How much does probate cost?

The cost of probate is set by state law. When all the costs are added up – these may include appraisal costs, executor’s fees, court filing fees and certified copies, costs for a type of insurance policy known as a “surety bond,” plus legal and accounting fees–probate can cost from 4% to 7% of the total estate value, sometimes more.
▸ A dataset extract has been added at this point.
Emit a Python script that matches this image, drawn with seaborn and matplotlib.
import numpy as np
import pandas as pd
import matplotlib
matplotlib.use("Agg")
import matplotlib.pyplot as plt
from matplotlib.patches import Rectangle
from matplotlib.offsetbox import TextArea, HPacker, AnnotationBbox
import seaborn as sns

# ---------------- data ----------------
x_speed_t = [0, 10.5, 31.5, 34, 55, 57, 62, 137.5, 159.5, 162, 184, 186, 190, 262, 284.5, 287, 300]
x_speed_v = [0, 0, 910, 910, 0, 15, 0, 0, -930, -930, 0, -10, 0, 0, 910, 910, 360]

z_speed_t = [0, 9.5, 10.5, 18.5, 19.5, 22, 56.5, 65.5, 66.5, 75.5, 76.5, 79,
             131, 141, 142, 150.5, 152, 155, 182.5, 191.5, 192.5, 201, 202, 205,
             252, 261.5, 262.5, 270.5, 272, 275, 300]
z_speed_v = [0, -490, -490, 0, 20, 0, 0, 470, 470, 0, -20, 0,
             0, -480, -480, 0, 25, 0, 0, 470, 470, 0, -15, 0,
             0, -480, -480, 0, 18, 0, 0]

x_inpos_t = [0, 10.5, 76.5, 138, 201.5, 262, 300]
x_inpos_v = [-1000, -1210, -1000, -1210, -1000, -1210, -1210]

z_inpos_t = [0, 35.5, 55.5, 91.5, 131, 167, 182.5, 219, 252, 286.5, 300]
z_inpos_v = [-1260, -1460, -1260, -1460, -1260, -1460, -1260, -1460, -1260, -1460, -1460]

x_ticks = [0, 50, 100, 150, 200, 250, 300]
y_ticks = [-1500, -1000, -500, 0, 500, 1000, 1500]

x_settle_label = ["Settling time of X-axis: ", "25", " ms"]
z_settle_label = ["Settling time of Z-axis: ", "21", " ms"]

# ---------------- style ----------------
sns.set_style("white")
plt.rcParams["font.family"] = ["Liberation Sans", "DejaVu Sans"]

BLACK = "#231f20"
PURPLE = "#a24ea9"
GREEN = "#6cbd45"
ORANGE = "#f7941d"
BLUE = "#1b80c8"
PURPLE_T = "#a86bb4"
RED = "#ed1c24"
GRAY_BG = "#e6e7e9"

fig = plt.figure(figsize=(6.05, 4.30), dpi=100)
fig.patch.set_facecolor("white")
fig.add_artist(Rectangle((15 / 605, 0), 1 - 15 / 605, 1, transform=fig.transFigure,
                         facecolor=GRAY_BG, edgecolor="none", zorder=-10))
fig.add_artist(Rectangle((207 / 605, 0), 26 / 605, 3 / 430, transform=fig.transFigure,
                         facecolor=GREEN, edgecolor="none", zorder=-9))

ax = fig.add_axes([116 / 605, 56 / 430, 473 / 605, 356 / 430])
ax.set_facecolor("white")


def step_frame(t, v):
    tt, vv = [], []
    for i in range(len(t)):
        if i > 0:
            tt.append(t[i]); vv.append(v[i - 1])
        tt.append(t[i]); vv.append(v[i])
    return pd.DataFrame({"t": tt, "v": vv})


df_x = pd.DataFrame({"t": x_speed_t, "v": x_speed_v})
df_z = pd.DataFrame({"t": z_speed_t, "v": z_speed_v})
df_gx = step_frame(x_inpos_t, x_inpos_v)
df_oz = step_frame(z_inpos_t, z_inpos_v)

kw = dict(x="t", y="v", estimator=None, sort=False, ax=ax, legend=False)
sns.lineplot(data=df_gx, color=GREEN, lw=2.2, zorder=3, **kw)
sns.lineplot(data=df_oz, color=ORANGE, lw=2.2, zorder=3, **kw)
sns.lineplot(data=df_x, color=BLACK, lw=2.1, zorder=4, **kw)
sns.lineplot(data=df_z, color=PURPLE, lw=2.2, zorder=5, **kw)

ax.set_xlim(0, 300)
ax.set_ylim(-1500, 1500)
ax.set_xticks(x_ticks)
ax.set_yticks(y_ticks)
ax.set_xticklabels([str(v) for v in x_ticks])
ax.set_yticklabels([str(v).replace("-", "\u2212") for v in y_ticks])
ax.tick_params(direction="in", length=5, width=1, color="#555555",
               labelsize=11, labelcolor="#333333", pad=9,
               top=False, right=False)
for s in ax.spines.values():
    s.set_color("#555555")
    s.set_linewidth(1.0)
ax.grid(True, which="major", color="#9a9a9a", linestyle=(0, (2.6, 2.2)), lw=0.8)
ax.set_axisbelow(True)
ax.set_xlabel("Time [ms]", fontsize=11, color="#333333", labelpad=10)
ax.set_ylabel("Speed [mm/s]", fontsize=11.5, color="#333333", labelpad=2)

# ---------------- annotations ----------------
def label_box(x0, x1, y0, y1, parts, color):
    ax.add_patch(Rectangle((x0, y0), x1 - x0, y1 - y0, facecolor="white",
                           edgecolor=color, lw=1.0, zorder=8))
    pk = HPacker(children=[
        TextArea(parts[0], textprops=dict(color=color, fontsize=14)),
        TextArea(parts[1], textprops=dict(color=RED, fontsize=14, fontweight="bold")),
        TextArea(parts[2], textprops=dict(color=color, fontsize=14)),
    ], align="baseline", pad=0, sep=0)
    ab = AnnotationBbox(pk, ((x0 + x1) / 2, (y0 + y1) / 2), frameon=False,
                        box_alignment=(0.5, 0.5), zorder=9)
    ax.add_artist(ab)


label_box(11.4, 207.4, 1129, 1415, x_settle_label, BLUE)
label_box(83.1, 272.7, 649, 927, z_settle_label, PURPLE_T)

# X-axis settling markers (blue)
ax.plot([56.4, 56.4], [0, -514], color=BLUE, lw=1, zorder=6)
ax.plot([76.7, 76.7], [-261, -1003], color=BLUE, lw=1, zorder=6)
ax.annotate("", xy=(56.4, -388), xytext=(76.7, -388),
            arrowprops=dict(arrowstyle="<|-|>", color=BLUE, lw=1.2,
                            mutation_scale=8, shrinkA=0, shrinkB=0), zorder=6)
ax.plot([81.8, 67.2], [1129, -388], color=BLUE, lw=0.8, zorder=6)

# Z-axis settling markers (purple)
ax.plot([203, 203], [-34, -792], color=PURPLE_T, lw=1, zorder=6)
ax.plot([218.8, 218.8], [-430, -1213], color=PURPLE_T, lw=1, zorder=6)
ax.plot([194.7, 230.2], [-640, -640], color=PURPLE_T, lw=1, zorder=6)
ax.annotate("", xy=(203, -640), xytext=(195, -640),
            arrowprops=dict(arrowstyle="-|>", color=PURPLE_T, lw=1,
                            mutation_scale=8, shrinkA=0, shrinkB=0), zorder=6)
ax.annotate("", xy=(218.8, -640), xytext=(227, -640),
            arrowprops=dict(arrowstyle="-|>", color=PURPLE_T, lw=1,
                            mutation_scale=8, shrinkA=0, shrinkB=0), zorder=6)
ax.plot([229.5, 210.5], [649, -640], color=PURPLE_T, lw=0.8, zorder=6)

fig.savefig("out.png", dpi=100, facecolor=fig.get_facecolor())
If someone contests the Will, the costs could be significantly higher.

The legal fees associated with probate are set forth in California Probate Code Section 10800. The ordinary statutory fees are determined based on the size of the probate estate as follows:

  • 4% of the first $100,000
  • 3% of the next $100,000
  • 2% of the next $800,000
  • 1% of the next $9,000,000
  • ½% of the next $15,000,000
  • For all amounts above $25,000,000,a reasonable amount to be determined by the Court

The personal representative (i.e., the Executor or Administrator) is also entitled to the statutory fee for their services performed relating to the administration of the estate.
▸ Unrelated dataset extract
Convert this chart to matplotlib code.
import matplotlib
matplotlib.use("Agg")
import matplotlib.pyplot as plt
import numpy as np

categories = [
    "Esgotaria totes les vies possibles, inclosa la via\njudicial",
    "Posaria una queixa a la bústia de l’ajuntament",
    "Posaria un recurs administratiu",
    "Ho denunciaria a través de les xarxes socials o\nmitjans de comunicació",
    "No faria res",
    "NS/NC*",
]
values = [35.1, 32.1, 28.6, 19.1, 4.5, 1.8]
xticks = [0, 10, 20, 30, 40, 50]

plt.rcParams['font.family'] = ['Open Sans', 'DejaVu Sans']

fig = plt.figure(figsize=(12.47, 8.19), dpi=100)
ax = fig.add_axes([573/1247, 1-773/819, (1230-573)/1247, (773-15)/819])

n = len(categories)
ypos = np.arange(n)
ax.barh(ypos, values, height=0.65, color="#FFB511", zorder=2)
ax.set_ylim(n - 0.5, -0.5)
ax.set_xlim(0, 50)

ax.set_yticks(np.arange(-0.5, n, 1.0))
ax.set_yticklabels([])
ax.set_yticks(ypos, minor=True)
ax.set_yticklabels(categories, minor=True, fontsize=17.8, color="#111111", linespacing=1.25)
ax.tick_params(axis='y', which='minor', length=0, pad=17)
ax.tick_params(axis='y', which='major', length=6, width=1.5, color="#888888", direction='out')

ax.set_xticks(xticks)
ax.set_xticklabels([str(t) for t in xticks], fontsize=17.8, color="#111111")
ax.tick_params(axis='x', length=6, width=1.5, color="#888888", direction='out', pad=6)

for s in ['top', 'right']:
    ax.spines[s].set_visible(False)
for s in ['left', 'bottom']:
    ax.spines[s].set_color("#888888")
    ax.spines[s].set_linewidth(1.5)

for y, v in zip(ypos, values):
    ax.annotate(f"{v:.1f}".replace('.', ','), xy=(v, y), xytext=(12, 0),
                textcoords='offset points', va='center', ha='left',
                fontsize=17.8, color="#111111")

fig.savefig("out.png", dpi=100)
In addition to the ordinary statutory fees authorized by the Probate Code, the Court generally awards fees for extraordinary services relating to the following, for example:

  1. The sale of real property
  2. Locating beneficiaries
  3. Preparation of the estate tax returns (if required)

Extraordinary fees are those services provided to the estate over and beyond those required during the ordinary administration of the estate.
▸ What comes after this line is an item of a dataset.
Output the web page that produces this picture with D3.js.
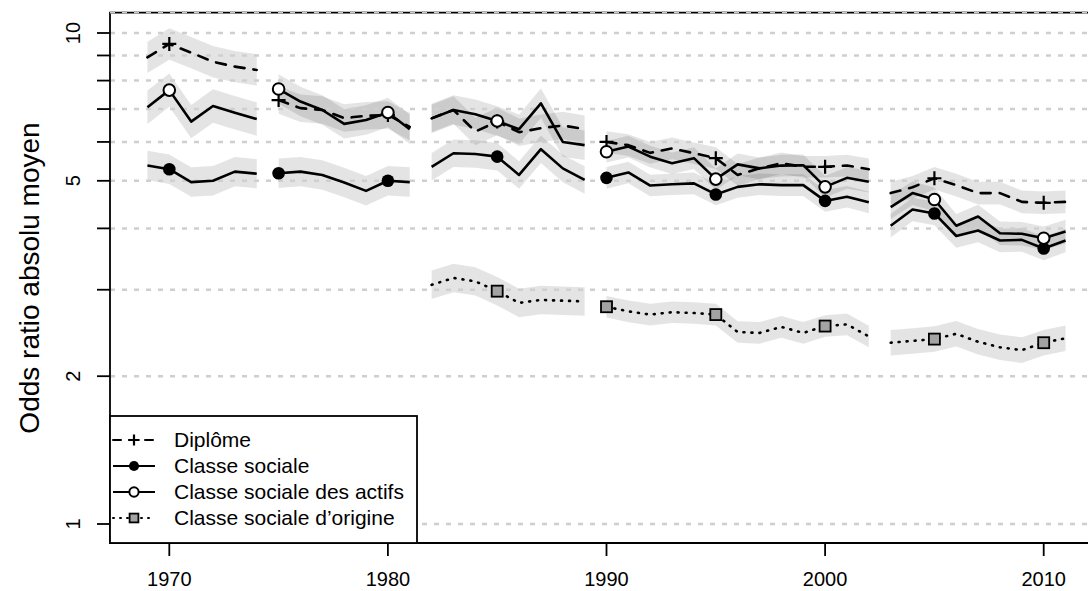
<!DOCTYPE html>
<html>
<head>
<meta charset="utf-8">
<script src="https://cdn.jsdelivr.net/npm/d3@7"></script>
<style>
  body { margin: 0; background: #fff; }
  text { font-family: "Liberation Sans", Arial, Helvetica, sans-serif; fill: #000; }
</style>
</head>
<body>
<div id="chart"></div>
<script>
// années couvertes (cinq périodes séparées)
const years = [1969,1970,1971,1972,1973,1974,
               1975,1976,1977,1978,1979,1980,1981,
               1982,1983,1984,1985,1986,1987,1988,1989,
               1990,1991,1992,1993,1994,1995,1996,1997,1998,1999,2000,2001,2002,
               2003,2004,2005,2006,2007,2008,2009,2010,2011];
const periodStarts = [1969, 1975, 1982, 1990, 2003];
const markerYears = [1970, 1975, 1980, 1985, 1990, 1995, 2000, 2005, 2010];

const diplome = [8.92,9.50,9.12,8.74,8.54,8.41,
                 7.30,7.03,6.97,6.71,6.78,6.81,6.44,
                 6.70,6.97,6.30,6.60,6.28,6.40,6.48,6.37,
                 6.00,5.91,5.70,5.82,5.69,5.56,5.14,5.30,5.43,5.34,5.34,5.37,5.28,
                 4.72,4.85,5.06,4.90,4.72,4.72,4.53,4.51,4.53];
const classeSociale = [5.37,5.28,4.97,5.00,5.22,5.17,
                       5.18,5.22,5.14,4.96,4.77,5.00,4.97,
                       5.34,5.69,5.67,5.60,5.14,5.80,5.30,5.02,
                       5.07,5.20,4.89,4.92,4.94,4.69,4.86,4.92,4.90,4.90,4.55,4.64,4.52,
                       4.05,4.37,4.29,3.86,3.96,3.78,3.79,3.64,3.78];
const classeActifs = [7.06,7.65,6.60,7.10,6.88,6.68,
                      7.69,7.25,6.97,6.53,6.65,6.89,6.37,
                      6.70,6.97,6.83,6.62,6.37,7.19,6.00,5.91,
                      5.73,5.87,5.60,5.43,5.56,5.04,5.40,5.30,5.37,5.38,4.86,5.07,4.98,
                      4.42,4.72,4.58,4.05,4.23,3.91,3.90,3.82,3.94];
const classeOrigine = [null,null,null,null,null,null,
                       null,null,null,null,null,null,null,
                       3.07,3.17,3.12,2.98,2.82,2.86,2.85,2.84,
                       2.77,2.71,2.67,2.70,2.69,2.67,2.46,2.45,2.52,2.45,2.53,2.55,2.41,
                       2.34,2.36,2.38,2.44,2.35,2.29,2.26,2.34,2.39];

// demi-largeur des intervalles (en log10), par période
const bandDiplome = [0.032, 0.028, 0.028, 0.022, 0.023];
const bandSociale = [0.030, 0.030, 0.028, 0.022, 0.024];
const bandActifs  = [0.034, 0.030, 0.030, 0.022, 0.024];
const bandOrigine = [null, null, 0.029, 0.022, 0.026];

const yTicks = [1, 2, 3, 4, 5, 6, 7, 8, 9, 10];
const yLabels = [1, 2, 5, 10];
const gridValues = [1, 2, 3, 4, 5, 6, 7, 8, 9, 10, 11];
const xTicks = [1970, 1980, 1990, 2000, 2010];

const W = 1088, H = 591;
const plot = {left: 110, top: 13, right: 1100, bottom: 543};

const x = d3.scaleLinear().domain([1970, 2010]).range([169.3, 1043.7]);
const y = d3.scaleLog().domain([1, 10]).range([524, 33]);

const svg = d3.select("#chart").append("svg")
    .attr("width", W).attr("height", H);

const series = [
  {name: "Diplôme", values: diplome, band: bandDiplome, dash: "10,9", marker: "plus"},
  {name: "Classe sociale", values: classeSociale, band: bandSociale, dash: null, marker: "dot"},
  {name: "Classe sociale des actifs", values: classeActifs, band: bandActifs, dash: null, marker: "circle"},
  {name: "Classe sociale d\u2019origine", values: classeOrigine, band: bandOrigine, dash: "1,7", marker: "square"}
];

const periodOf = yr => periodStarts.filter(s => s <= yr).length - 1;

function pointsByPeriod(s) {
  const groups = periodStarts.map(() => []);
  years.forEach((yr, i) => {
    if (s.values[i] != null) groups[periodOf(yr)].push({year: yr, v: s.values[i], p: periodOf(yr)});
  });
  return groups.filter(g => g.length);
}

// bandes de confiance
const area = d3.area()
    .x(d => x(d.year))
    .y0(d => y(d.v / Math.pow(10, d.e)))
    .y1(d => y(d.v * Math.pow(10, d.e)));

series.forEach(s => {
  pointsByPeriod(s).forEach(g => {
    const e = s.band[g[0].p];
    svg.append("path")
      .datum(g.map(d => ({...d, e: e})))
      .attr("d", area)
      .attr("fill", "rgba(0,0,0,0.105)");
  });
});

// lignes de grille
svg.append("g").selectAll("line")
  .data(gridValues).enter().append("line")
    .attr("x1", plot.left).attr("x2", plot.right)
    .attr("y1", d => y(d)).attr("y2", d => y(d))
    .attr("stroke", "#cfcfcf")
    .attr("stroke-width", 2.5)
    .attr("stroke-dasharray", "5,7");

// cadre
svg.append("path")
  .attr("d", `M${plot.right},${y(11)}H${plot.left}V${plot.bottom}H${plot.right}`)
  .attr("fill", "none").attr("stroke", "#000").attr("stroke-width", 1.8);
svg.append("line")
  .attr("x1", plot.left).attr("x2", plot.right)
  .attr("y1", y(11)).attr("y2", y(11))
  .attr("stroke", "#cfcfcf").attr("stroke-width", 1.5).attr("stroke-dasharray", "5,7");

// courbes
const line = d3.line().x(d => x(d.year)).y(d => y(d.v));

series.forEach(s => {
  pointsByPeriod(s).forEach(g => {
    svg.append("path")
      .datum(g)
      .attr("d", line)
      .attr("fill", "none")
      .attr("stroke", "#000")
      .attr("stroke-width", 2.6)
      .attr("stroke-linecap", s.dash ? "round" : "butt")
      .attr("stroke-linejoin", "round")
      .attr("stroke-dasharray", s.dash);
  });
});

function drawMarker(g, type, cx, cy, k) {
  if (type === "plus") {
    g.append("path")
      .attr("d", `M${cx - 7 * k},${cy}H${cx + 7 * k}M${cx},${cy - 7 * k}V${cy + 7 * k}`)
      .attr("stroke", "#000").attr("stroke-width", 2.2);
  } else if (type === "dot") {
    g.append("circle").attr("cx", cx).attr("cy", cy).attr("r", 6.3 * k).attr("fill", "#000");
  } else if (type === "circle") {
    g.append("circle").attr("cx", cx).attr("cy", cy).attr("r", 5.8 * k)
      .attr("fill", "#fff").attr("stroke", "#000").attr("stroke-width", 2);
  } else {
    g.append("rect").attr("x", cx - 5.5 * k).attr("y", cy - 5.5 * k)
      .attr("width", 11 * k).attr("height", 11 * k)
      .attr("fill", "#a3a3a3").attr("stroke", "#000").attr("stroke-width", 1.8);
  }
}

const markers = svg.append("g");
series.forEach(s => {
  markerYears.forEach(yr => {
    const v = s.values[years.indexOf(yr)];
    if (v != null) drawMarker(markers, s.marker, x(yr), y(v), 1);
  });
});

// axe y
const yAxis = svg.append("g");
yAxis.selectAll("line").data(yTicks).enter().append("line")
  .attr("x1", plot.left - 13).attr("x2", plot.left)
  .attr("y1", d => y(d)).attr("y2", d => y(d))
  .attr("stroke", "#000").attr("stroke-width", 1.8);
yAxis.selectAll("text").data(yLabels).enter().append("text")
  .attr("transform", d => `translate(80,${y(d)}) rotate(-90)`)
  .attr("text-anchor", "middle")
  .style("font-size", "20px")
  .text(d => d);

svg.append("text")
  .attr("transform", `translate(39,${(plot.top + plot.bottom) / 2}) rotate(-90)`)
  .attr("text-anchor", "middle")
  .style("font-size", "28px")
  .text("Odds ratio absolu moyen");

// axe x
const xAxis = svg.append("g");
xAxis.selectAll("line").data(xTicks).enter().append("line")
  .attr("x1", d => x(d)).attr("x2", d => x(d))
  .attr("y1", plot.bottom).attr("y2", plot.bottom + 13)
  .attr("stroke", "#000").attr("stroke-width", 1.8);
xAxis.selectAll("text").data(xTicks).enter().append("text")
  .attr("x", d => x(d)).attr("y", 586)
  .attr("text-anchor", "middle")
  .style("font-size", "20px")
  .text(d => d);

// légende
const leg = svg.append("g");
leg.append("rect")
  .attr("x", plot.left).attr("y", 416)
  .attr("width", 307).attr("height", plot.bottom - 416)
  .attr("fill", "#fff").attr("stroke", "#000").attr("stroke-width", 1.8);
series.forEach((s, i) => {
  const ry = 440 + i * 26;
  leg.append("line")
    .attr("x1", 113).attr("x2", 155).attr("y1", ry).attr("y2", ry)
    .attr("stroke", "#000").attr("stroke-width", 2)
    .attr("stroke-linecap", s.dash ? "round" : "butt")
    .attr("stroke-dasharray", s.dash ? (s.marker === "plus" ? "8,8" : "1,6") : null);
  drawMarker(leg, s.marker, 134, ry, 0.8);
  leg.append("text")
    .attr("x", 174).attr("y", ry + 7)
    .style("font-size", "21px")
    .text(s.name);
});
</script>
</body>
</html>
In addition, the personal representative has the duty to prepare the formal accounting if not waived by the beneficiaries. However, in practice, the attorneys generally prepare it since even in the simplest estates, the accounting process is complex. The Court generally entitles the attorney to payment from the personal representative for our costs relating to the preparation of the court accounting, if required. This fee is deducted from the statutory fee to which the Executor or Administrator would be entitled.